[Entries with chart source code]
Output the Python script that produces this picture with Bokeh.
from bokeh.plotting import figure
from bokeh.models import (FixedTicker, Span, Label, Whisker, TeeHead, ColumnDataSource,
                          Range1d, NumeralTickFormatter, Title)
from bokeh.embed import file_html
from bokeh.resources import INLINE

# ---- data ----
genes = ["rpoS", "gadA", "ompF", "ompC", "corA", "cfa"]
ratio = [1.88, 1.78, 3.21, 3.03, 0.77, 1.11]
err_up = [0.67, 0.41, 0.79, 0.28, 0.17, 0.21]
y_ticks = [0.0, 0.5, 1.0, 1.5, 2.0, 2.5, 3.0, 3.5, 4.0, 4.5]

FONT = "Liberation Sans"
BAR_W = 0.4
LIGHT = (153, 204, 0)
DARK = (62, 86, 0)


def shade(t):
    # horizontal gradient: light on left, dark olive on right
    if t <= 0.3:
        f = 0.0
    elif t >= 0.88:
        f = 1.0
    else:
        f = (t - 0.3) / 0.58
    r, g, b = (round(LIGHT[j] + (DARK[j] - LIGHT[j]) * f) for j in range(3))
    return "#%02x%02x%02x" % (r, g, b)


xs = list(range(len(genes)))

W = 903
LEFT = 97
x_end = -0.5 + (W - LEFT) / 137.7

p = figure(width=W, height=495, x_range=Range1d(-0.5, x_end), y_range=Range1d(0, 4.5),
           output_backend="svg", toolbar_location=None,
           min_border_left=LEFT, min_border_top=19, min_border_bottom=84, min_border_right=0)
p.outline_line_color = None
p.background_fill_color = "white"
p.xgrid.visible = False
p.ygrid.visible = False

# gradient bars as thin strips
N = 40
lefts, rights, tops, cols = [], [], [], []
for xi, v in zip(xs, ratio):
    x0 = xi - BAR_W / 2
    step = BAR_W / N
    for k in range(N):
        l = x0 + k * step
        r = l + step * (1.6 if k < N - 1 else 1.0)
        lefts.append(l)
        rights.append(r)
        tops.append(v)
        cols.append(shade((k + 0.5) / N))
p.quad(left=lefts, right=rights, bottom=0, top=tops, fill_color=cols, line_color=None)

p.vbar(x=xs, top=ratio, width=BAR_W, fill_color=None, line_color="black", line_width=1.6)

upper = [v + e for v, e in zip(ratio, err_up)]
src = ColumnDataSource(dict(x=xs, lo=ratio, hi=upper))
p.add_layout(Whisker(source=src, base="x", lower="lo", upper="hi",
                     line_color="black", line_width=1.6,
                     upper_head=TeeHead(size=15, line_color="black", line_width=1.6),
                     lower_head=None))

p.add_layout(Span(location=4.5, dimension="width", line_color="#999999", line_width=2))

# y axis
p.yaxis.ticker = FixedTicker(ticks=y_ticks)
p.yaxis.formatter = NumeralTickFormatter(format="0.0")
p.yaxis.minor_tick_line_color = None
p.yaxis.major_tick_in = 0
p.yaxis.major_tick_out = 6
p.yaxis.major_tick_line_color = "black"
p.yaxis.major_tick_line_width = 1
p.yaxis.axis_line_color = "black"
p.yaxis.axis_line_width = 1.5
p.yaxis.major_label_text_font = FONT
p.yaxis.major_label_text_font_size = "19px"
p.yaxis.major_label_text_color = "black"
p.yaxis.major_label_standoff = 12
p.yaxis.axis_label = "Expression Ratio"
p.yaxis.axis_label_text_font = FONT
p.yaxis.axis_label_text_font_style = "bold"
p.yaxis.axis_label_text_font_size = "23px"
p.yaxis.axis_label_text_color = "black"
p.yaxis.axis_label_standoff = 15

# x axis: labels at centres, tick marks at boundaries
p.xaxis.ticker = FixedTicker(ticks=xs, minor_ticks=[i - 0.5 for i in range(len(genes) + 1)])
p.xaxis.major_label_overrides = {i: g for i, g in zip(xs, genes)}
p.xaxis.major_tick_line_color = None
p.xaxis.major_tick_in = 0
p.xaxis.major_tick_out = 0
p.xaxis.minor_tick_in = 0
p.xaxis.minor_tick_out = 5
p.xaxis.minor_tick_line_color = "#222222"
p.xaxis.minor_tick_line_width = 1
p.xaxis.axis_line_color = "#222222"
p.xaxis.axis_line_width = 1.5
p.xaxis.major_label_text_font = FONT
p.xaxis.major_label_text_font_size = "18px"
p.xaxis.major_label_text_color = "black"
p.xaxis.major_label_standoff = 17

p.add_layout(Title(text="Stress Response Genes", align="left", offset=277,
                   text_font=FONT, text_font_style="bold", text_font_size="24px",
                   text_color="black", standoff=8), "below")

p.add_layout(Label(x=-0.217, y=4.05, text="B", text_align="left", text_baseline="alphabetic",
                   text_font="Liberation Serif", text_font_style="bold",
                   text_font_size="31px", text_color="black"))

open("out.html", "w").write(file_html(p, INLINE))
==
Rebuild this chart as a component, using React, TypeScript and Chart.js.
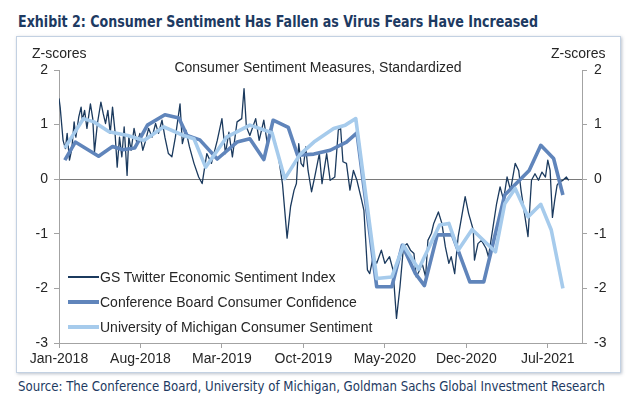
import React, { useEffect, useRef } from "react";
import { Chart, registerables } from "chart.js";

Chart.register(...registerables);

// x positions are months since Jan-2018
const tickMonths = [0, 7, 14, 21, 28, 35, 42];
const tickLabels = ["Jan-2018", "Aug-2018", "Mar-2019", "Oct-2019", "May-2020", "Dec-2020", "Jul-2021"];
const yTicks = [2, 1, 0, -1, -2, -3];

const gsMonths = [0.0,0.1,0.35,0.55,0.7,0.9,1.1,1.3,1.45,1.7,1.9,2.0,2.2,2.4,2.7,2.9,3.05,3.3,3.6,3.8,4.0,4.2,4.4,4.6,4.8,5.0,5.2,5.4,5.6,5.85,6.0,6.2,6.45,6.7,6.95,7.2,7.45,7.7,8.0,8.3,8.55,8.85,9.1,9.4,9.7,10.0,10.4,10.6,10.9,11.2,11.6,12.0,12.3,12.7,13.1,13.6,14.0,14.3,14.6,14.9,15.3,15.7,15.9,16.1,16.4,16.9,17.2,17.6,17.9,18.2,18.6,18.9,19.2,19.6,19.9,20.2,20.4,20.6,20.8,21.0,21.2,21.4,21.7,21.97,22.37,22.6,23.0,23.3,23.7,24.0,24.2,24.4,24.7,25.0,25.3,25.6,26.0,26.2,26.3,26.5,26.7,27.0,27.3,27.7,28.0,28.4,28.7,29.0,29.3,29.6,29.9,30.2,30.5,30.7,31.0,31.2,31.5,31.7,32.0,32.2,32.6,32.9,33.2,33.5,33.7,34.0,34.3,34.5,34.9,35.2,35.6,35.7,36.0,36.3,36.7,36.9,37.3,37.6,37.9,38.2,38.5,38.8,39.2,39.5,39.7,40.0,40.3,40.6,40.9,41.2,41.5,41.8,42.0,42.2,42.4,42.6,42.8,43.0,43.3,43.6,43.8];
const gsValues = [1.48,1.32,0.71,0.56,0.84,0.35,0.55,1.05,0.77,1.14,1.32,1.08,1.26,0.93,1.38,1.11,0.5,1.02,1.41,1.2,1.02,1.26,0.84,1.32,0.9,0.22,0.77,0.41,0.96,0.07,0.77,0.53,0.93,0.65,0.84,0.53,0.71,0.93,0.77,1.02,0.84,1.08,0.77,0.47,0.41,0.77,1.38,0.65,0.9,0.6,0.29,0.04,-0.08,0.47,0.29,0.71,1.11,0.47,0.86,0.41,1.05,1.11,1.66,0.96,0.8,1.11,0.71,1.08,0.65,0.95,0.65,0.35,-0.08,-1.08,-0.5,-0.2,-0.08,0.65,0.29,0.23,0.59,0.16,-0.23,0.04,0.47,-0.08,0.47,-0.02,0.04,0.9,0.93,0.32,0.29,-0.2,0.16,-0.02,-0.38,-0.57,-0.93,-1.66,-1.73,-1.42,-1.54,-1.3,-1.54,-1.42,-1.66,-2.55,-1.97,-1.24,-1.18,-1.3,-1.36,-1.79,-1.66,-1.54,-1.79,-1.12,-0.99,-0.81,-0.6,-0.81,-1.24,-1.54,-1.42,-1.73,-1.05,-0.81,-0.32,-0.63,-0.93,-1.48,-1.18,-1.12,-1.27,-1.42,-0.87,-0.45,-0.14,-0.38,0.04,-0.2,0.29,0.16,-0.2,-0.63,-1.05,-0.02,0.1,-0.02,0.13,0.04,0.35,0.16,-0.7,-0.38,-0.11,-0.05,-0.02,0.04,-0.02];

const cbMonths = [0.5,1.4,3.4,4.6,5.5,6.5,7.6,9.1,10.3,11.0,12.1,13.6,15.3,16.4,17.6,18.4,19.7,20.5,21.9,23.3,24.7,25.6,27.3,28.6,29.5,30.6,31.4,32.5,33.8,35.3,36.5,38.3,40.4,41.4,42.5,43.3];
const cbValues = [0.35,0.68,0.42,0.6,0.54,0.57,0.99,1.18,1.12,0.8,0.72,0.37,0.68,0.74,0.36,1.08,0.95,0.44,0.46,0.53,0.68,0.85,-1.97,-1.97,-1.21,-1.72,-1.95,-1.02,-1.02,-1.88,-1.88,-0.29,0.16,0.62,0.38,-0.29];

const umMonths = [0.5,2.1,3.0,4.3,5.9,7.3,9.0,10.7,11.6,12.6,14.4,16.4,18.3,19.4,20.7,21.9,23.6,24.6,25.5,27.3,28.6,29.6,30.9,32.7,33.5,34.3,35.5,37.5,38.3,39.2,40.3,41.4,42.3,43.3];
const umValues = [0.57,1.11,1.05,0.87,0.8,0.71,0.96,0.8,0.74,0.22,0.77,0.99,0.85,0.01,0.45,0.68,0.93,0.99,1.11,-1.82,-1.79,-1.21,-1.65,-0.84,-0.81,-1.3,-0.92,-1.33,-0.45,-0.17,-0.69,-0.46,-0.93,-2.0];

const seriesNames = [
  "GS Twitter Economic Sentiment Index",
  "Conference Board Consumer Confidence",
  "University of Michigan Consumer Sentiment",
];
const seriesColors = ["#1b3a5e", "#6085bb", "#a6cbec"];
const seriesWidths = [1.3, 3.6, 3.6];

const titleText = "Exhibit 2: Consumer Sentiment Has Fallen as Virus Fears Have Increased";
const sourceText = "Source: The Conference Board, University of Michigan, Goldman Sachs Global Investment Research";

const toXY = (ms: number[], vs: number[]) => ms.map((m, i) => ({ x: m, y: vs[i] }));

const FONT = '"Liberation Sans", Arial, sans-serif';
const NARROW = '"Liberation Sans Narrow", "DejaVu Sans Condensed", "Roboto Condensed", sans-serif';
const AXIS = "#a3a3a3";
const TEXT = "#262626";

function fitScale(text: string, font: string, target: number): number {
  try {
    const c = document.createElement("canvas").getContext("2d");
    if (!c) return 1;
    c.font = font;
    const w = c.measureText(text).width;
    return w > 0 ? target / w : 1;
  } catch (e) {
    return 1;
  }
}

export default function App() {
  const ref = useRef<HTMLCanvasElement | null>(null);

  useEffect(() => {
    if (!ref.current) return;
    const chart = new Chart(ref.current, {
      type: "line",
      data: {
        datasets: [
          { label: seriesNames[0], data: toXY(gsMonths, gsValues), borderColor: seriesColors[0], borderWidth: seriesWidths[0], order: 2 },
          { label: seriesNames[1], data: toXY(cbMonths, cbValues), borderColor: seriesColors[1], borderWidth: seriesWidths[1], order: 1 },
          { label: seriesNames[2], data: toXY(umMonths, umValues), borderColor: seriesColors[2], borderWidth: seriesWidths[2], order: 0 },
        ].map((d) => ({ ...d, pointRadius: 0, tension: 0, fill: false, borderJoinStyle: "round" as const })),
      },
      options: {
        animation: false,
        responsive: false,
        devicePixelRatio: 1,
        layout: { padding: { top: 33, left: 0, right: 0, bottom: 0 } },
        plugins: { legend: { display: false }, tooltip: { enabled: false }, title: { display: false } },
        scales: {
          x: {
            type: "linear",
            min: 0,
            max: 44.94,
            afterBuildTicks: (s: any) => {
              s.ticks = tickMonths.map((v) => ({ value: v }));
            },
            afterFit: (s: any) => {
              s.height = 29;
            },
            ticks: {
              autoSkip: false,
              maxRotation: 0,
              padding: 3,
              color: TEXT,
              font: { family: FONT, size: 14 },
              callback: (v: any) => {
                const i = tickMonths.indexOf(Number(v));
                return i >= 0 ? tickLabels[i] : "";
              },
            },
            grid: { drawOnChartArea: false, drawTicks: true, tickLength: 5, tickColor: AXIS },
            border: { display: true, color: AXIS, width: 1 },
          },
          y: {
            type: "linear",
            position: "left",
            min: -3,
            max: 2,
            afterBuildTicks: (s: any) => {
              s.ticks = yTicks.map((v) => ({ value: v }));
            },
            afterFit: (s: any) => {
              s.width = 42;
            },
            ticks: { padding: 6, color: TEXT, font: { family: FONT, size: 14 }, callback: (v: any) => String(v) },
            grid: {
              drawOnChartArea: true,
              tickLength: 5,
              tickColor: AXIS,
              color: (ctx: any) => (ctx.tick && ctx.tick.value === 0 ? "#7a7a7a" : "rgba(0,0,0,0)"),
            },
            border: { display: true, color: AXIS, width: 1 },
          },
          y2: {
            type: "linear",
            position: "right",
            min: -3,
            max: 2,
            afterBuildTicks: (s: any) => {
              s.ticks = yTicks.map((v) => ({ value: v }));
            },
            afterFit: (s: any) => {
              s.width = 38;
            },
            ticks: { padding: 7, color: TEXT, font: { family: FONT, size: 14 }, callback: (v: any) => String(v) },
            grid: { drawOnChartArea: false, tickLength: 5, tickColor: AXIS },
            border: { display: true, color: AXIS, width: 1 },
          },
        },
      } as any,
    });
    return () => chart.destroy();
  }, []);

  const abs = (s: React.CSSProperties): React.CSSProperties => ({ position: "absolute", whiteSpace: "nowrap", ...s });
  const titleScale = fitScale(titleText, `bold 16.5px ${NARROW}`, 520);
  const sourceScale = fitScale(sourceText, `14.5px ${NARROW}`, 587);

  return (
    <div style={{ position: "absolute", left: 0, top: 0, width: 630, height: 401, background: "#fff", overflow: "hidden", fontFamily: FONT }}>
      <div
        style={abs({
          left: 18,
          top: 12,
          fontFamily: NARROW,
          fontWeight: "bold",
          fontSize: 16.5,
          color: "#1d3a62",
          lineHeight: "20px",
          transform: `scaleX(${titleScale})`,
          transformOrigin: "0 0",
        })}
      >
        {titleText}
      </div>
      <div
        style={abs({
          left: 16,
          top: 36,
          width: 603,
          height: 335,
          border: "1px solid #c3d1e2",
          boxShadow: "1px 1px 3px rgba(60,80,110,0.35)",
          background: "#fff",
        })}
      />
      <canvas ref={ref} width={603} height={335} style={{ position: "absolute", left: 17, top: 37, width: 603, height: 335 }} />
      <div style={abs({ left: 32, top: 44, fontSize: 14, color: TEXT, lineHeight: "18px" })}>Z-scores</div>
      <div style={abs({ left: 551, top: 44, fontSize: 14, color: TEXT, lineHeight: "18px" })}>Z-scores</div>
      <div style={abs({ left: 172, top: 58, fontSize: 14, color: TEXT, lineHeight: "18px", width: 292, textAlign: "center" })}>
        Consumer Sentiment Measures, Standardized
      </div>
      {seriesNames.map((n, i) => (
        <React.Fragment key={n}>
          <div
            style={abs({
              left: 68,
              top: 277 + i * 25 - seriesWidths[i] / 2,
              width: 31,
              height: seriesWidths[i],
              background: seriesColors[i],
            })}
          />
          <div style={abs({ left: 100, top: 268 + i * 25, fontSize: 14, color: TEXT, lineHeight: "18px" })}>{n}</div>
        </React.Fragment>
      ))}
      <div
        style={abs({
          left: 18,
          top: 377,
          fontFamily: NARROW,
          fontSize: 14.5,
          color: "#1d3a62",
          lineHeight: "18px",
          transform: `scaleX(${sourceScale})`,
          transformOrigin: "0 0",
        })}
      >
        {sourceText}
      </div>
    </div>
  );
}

__EXERCISE PROMPT__. The first line to give again is the one with "Rebuild this chart", and the last is the one with "const yTicks = [2, 1, 0, -1, -2, -3];". Repeat them and everything between exactly, minus the pictures.

__ANSWER TO THIS EXERCISE__.
Rebuild this chart as a component, using React, TypeScript and Chart.js.
import React, { useEffect, useRef } from "react";
import { Chart, registerables } from "chart.js";

Chart.register(...registerables);

// x positions are months since Jan-2018
const tickMonths = [0, 7, 14, 21, 28, 35, 42];
const tickLabels = ["Jan-2018", "Aug-2018", "Mar-2019", "Oct-2019", "May-2020", "Dec-2020", "Jul-2021"];
const yTicks = [2, 1, 0, -1, -2, -3];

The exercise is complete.